I’d learned to recognize a recurrent form in Cloepfil’s work: a sort of orthogonal squiggle that twists through space, like the computer game “Snake” but in three dimensions. The Maryhill Overlook—a concrete folly overlooking the Columbia River Gorge, designed in the mid-1990s—is that shape alone, nearly as sculpture. At Wieden + Kennedy, you can see it in the concrete beams that leap across the main space. In Seattle, it’s there in the way the facade wraps the floor plate. And at the University of Michigan Museum of Art, the walls of concrete and glass form it folding around each other. At MAD, that squiggle isn’t made from structure but from its absence, to dramatic effect. Something about cutting the box at its corners makes it feel like the building is unfolding like a piece of tectonic origami.

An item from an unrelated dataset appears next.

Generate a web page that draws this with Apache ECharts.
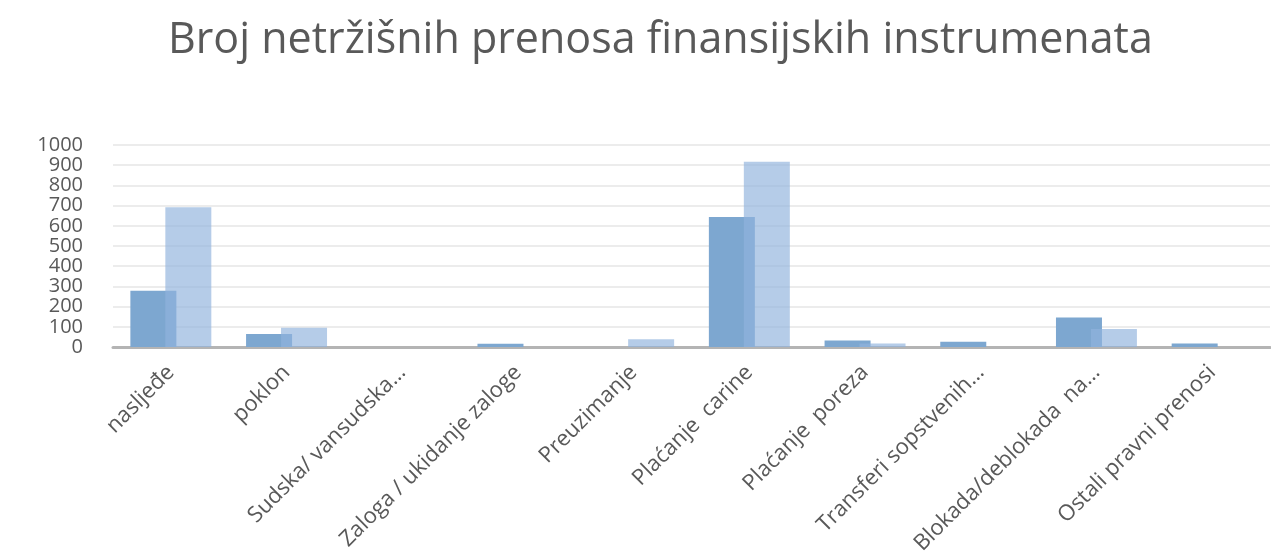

It subverts the most basic combination of post and beam. Looking through the cut-out to the city, it becomes clear how different and new this is. SOM’s Time Warner building and Norman Foster’s Hearst headquarters are right outside, crisp and glossy, and shimmering with technological prowess. But this building comes from a different place. More than lightness and air, it is about mass and material. For a museum devoted to craft in an ever changing city, Cloepfil stared back into the fickle spotlight and created something quiet, solid, and lasting.